Several Jays had extreme splits in 2010. Bautista, for example, had a 1.118 OPS (on-base plus slugging) with 33 homers at home but an .879 OPS and 21 dingers on the road. First baseman Adam Lind had a .759 OPS with 15 homers in Toronto but a .660 OPS with eight bombs on the road. Second baseman Aaron Hill? His home-road OPS split was .730-.605.

Lookout, guys! Amy K. Nelson just discovered home/road splits and is ON THE CASE! Ha ha ha!

I took a look at Derek Jeter’s home/road splits in 2010. His OPS at home was .790. His OPS on the road was .633. Since this is a greater split than Lind or Hill, I can only conclude that in the few tenths of a second Jeter has to make a decision on whether or not to hit a ball, he is able to identify hand signals of a man sitting 260 feet away at New Yankee Stadium. Possessing the gritty heart of a champion, this is even more impressive when done in New York, because 90% of all Yankee fans are “clogging the signal” by giving each other the middle finger.

Astonishingly, Jacoby Ellsbury’s home/road splits in 2010 were .304/.556 in favor of playing on the road. Now, I should mention that Ellsbury only played 18 games last year, but making wildly retarded conclusions based on complete fucking nonsense that is obvious noise to anyone with a fourth-grader’s knowledge of baseball would seem to be “in bounds” for what Ms. Nelson came up with here.

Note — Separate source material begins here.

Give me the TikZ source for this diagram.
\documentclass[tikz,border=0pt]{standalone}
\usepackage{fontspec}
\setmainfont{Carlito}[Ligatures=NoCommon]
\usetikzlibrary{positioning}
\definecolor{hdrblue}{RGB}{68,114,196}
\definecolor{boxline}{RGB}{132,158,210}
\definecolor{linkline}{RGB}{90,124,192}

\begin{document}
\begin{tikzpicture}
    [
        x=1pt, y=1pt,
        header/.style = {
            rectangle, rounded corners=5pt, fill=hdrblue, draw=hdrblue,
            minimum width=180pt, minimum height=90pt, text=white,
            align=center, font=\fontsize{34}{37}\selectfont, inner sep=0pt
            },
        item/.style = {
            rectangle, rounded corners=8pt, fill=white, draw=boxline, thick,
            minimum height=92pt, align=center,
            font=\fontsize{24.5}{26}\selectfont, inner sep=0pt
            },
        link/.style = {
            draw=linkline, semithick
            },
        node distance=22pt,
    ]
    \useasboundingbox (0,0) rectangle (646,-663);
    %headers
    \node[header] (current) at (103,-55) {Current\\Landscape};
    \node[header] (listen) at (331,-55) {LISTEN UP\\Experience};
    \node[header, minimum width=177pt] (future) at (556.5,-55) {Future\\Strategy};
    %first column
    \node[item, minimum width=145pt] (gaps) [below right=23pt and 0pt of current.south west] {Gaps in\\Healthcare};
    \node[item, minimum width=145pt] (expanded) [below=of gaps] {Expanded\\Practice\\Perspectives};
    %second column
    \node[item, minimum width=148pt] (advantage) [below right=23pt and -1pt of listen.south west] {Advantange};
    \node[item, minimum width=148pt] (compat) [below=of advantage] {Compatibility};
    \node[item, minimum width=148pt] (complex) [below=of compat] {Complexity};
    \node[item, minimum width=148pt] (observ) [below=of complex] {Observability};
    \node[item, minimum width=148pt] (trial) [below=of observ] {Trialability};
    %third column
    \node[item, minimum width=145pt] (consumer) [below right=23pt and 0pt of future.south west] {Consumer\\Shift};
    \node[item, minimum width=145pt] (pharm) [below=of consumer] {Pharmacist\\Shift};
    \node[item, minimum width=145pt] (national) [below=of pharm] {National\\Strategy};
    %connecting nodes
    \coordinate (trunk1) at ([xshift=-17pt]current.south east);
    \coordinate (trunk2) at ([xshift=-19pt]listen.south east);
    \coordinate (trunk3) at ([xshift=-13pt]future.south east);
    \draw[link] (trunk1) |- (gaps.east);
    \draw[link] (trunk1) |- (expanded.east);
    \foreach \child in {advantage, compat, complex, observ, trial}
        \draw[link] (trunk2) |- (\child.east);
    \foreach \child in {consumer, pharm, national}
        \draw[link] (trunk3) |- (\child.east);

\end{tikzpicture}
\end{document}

I fucking love how a profession — baseball writer / sports reporter — that literally could not have cared less when steroids were making a mockery of the game is now suddenly sounding the alarm, throwing elbows and putting the gumdrop on the police cruiser because Black Dad looked at the miserable lineup he was left with last year and told everyone to swing for the fences. You don’t get a Sports Pulitzer for figuring out why Jose Bautista became the best player in baseball “suddenly,” assholes.

They’ve been playing baseball for over a hundred years. This clenched-lip determination to ensure that Jose Bautista doesn’t make a fool of everyone covering the sport is adorable. But it is almost inevitable that a guy who was unheralded was going to hit like Babe Ruth Lite suddenly. I’m willing to explain what happened, however, and it goes to the first rule of reporting: nobody covering an event or story is going to know what happened better than a fan of the team.

Jose Bautista could always crush left-handed pitching. He’s not really doing anything new there.

Jose Bautista entered a few organizations that have no idea what they were doing (Pittsburgh, Baltimore) and who had no idea what they were doing in 2004 (Kansas City, Tampa Bay).

Jose Bautista was acquired by a team (Toronto) that found itself finally admitting, after 18 years, to start a youth movement and see what they had in a few vets. A lot of people gave Cito Gaston shit for the way he managed when he came back to the Blue Jays, but the guy is one of the few managers in the history of the game to win back-to-back championships. If you ignore things like lineup construction and logic when giving guys “days off” he’s pretty good at what he does, and it was a travesty that he never ended up getting a managerial job with another team. Because of the laughable salary commitments the current state of the game afford a couple franchises in the American League East, Toronto was absolutely primed to unearth nuggets of talent passed over by other teams. Randy Ruiz, in a small sample size, had similar numbers to Bautista in 2009, but elected to play in Japan when he was getting jerked around by the Jays. The same people that saw that Bautista’s play was sustainable did not think Ruiz’s was, and that was proven to be correct.

No I’m just kidding, there’s a man wearing white who can freeze time and give all the Jays batters hand signals regarding what pitch is coming. This is why Aaron Hill went from belting 35 home runs in a season to belting 35 pop-ups in a week last year.